Progettato in quattro libri, ma interrotto all’inizio del quattordicesimo capitolo del secondo libro, il De vulgari eloquentia fu composto da Dante negli anni immediatamente successivi all’esilio (1303-1305). Scopo dell’autore è di dimostrare che la lingua volgare ha maturità sufficiente per sostituire il latino in tutti gli usi, anche i più elevati. Il trattato, in latino, prende l’avvio da considerazioni sull’origine del linguaggio: da una lingua comune a tutti gli uomini, in seguito alla confusione di Babele, nacquero tre ceppi linguistici, il greco, il germanico e il latino; dal latino originarono successivamente il francese, il provenzale e il volgare italiano; quest’ultimo si è poi franto in un gran numero di varietà e sottovarietà dialettali. Nessuno di questi dialetti è degno di rappresentare unitariamente la lingua comune italiana.

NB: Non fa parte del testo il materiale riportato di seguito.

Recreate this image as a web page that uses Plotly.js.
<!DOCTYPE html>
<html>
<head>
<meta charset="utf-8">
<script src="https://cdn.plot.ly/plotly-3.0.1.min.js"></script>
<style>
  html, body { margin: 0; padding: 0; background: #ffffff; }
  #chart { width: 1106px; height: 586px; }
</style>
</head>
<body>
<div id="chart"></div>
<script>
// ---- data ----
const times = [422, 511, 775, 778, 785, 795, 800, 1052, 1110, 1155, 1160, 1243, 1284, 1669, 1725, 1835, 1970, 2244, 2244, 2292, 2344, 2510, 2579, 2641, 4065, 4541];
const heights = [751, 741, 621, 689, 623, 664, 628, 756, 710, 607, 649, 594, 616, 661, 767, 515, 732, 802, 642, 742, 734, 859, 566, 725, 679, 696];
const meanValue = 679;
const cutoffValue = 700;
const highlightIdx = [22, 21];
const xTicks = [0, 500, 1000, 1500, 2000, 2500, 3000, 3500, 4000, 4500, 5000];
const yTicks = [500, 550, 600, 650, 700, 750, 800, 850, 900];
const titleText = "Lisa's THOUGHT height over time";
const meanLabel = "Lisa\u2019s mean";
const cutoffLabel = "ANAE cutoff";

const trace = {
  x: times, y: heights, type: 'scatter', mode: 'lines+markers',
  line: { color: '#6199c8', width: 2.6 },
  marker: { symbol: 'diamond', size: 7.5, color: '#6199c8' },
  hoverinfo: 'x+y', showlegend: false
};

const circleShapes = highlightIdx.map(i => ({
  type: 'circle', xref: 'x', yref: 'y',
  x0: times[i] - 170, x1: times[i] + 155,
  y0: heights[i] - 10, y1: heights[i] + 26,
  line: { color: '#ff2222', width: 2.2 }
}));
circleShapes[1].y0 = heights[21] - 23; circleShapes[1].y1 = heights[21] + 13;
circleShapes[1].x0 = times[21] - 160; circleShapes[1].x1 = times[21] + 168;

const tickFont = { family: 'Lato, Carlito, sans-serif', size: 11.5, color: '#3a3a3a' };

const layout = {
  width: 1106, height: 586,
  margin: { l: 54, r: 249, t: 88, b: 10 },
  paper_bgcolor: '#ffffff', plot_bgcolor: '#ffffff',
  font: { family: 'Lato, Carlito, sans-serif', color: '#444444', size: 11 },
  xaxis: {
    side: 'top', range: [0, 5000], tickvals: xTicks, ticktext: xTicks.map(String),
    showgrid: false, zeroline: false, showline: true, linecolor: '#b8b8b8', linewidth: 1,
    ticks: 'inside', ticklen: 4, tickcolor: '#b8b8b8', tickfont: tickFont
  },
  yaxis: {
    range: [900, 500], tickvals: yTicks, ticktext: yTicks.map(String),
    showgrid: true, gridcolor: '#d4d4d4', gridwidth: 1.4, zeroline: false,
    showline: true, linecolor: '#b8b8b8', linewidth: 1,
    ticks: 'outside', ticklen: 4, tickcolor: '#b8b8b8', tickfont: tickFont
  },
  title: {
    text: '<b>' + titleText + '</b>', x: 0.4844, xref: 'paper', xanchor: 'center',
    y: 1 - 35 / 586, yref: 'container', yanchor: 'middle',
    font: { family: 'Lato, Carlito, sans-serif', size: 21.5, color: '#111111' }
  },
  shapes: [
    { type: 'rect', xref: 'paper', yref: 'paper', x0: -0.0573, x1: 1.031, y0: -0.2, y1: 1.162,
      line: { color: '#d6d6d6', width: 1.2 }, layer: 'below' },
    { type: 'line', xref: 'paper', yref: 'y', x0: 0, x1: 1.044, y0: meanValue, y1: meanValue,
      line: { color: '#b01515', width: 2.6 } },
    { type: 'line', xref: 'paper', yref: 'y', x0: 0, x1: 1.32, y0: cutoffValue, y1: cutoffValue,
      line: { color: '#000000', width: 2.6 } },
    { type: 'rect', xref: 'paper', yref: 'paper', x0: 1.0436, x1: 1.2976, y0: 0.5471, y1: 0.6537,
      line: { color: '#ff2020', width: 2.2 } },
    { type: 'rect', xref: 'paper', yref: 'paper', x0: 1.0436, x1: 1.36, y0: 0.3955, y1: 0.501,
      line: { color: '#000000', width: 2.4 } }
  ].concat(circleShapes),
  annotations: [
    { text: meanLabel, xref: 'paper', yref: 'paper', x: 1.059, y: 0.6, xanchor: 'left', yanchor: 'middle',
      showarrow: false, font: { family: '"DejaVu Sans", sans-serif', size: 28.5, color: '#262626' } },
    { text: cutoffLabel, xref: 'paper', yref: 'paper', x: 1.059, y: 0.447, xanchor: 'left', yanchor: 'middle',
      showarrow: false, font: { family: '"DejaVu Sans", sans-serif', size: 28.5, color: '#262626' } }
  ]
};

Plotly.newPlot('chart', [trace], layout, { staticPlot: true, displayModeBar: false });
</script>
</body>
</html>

Questa deve essere "illustre", "cardinale", "aulica" e "curiale" e può nascere solo da un procedimento di raffinamento delle varietà locali, secondo quando avevano già fatto i migliori poeti volgari del passato. L’autore descrive successivamente le caratteristiche e gli usi propri del "volgare illustre", di fatto la lingua della poesia stilnovista. L’opera è fondamentale per comprendere la poetica dantesca precedentemente alla composizione della Commedia. L’opera non fu probabilmente portata a termine perché Dante, nel comporre la Commedia, aveva maturato un’idea più complessa della lingua e dello stile poetici, non più riconducibile entro gli schemi classificatori della retorica medievale.

Testo di riferimento: D. Alighieri, De vulgari eloquentia, a cura di A. Marigo, Firenze, Le Monnier, 1968.